O mundo democrático desenvolvido – tendo a frente países como Alemanha, Austrália, Áustria, Bélgica, Canadá, Coréia do Sul, Dinamarca, Espanha, Estados Unidos, Finlândia, França, Holanda, Hong Kong, Irlanda, Islândia, Israel, Itália, Japão, Luxemburgo, Noruega, Nova Zelândia, Portugal, Reino Unido, Singapura, Suécia e Suíça – está virando uma ilha de prosperidade econômica e boa governança, crescentemente cercada por países que crescem a altas taxas, dominados por regimes mais ou menos bestiais, que estão pouco se lixando para coisas como democracia, Estado de direito, civilidade ou decência.

É fato: todos os paises que estão apoiando ou se unindo nessa aliança estatista são ditaduras (como China ou Angola) ou protoditaduras (como Rússia ou Venezuela). O grande perigo – pelo menos para nós – é que consigam atrair as democracias formais parasitadas por regimes neopopulistas manipuladores (como Argentina e Brasil).

Perdão por enviar uma mensagem tão fúnebre numa época que deveria ser de esperança. Mas o fato é que, do ponto de vista da democracia e do desenvolvimento humano e social sustentável, o mundo não vai nada bem nesta quadra. Esquerda e direita estão se unindo em torno da reafirmação do Estado e a primeira vítima já está sendo a liberdade.

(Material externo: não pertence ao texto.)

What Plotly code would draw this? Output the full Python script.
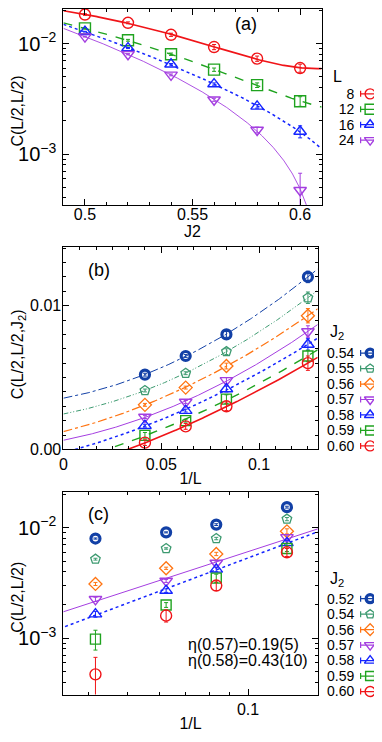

E as coisas só tendem a piorar se não acordarmos, se não cairmos na real, se não reconhecermos que nossos esquemas de interpretação do mundo foram por água abaixo e se não tomarmos a firme decisão de buscar novos caminhos, não mais baseados no estadocentrismo ou no mercadocentrismo, no coletivismo massificante ou no individualismo estiolante.